* _Information shown_
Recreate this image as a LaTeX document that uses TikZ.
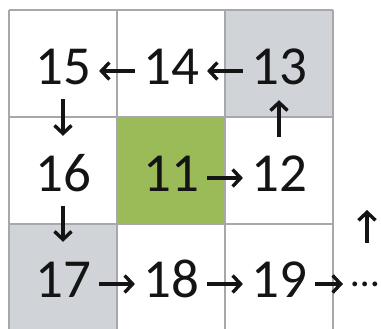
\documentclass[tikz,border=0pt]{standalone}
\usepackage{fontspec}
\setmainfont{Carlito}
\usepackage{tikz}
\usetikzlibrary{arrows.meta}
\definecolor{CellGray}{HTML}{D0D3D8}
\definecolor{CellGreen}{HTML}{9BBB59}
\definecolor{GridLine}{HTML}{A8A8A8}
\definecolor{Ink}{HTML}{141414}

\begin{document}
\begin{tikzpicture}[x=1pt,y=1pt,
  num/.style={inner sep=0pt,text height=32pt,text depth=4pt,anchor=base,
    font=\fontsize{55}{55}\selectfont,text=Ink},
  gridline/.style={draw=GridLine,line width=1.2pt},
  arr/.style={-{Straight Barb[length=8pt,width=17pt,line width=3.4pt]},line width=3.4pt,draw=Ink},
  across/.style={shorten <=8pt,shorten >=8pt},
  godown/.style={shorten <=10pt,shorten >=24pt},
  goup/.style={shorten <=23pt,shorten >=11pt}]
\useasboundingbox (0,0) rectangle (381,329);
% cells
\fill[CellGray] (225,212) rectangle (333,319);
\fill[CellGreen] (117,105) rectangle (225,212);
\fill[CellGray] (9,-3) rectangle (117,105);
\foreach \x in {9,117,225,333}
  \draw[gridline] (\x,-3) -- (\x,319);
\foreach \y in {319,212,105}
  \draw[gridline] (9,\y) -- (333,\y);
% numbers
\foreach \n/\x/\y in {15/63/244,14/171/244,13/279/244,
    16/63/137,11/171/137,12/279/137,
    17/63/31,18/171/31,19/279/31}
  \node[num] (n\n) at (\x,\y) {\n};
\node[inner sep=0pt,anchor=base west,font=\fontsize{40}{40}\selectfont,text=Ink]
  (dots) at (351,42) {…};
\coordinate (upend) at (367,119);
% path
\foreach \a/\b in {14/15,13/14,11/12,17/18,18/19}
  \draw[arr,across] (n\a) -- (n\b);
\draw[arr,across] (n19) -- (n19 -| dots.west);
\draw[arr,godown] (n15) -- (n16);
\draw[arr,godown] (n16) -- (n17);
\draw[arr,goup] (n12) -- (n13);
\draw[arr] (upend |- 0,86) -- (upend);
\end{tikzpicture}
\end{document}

* _Stated exercise_
Set down all the data again exactly as above, pictures excluded.

* _Task answer_
Recreate this image as a LaTeX document that uses TikZ.
\documentclass[tikz,border=0pt]{standalone}
\usepackage{fontspec}
\setmainfont{Carlito}
\usepackage{tikz}
\usetikzlibrary{arrows.meta}
\definecolor{CellGray}{HTML}{D0D3D8}
\definecolor{CellGreen}{HTML}{9BBB59}
\definecolor{GridLine}{HTML}{A8A8A8}
\definecolor{Ink}{HTML}{141414}

\begin{document}
\begin{tikzpicture}[x=1pt,y=1pt,
  num/.style={inner sep=0pt,text height=32pt,text depth=4pt,anchor=base,
    font=\fontsize{55}{55}\selectfont,text=Ink},
  gridline/.style={draw=GridLine,line width=1.2pt},
  arr/.style={-{Straight Barb[length=8pt,width=17pt,line width=3.4pt]},line width=3.4pt,draw=Ink},
  across/.style={shorten <=8pt,shorten >=8pt},
  godown/.style={shorten <=10pt,shorten >=24pt},
  goup/.style={shorten <=23pt,shorten >=11pt}]
\useasboundingbox (0,0) rectangle (381,329);
% cells
\fill[CellGray] (225,212) rectangle (333,319);
\fill[CellGreen] (117,105) rectangle (225,212);
\fill[CellGray] (9,-3) rectangle (117,105);
\foreach \x in {9,117,225,333}
  \draw[gridline] (\x,-3) -- (\x,319);
\foreach \y in {319,212,105}
  \draw[gridline] (9,\y) -- (333,\y);
% numbers
\foreach \n/\x/\y in {15/63/244,14/171/244,13/279/244,
    16/63/137,11/171/137,12/279/137,
    17/63/31,18/171/31,19/279/31}
  \node[num] (n\n) at (\x,\y) {\n};
\node[inner sep=0pt,anchor=base west,font=\fontsize{40}{40}\selectfont,text=Ink]
  (dots) at (351,42) {…};
\coordinate (upend) at (367,119);
% path
\foreach \a/\b in {14/15,13/14,11/12,17/18,18/19}
  \draw[arr,across] (n\a) -- (n\b);
\draw[arr,across] (n19) -- (n19 -| dots.west);
\draw[arr,godown] (n15) -- (n16);
\draw[arr,godown] (n16) -- (n17);
\draw[arr,goup] (n12) -- (n13);
\draw[arr] (upend |- 0,86) -- (upend);
\end{tikzpicture}
\end{document}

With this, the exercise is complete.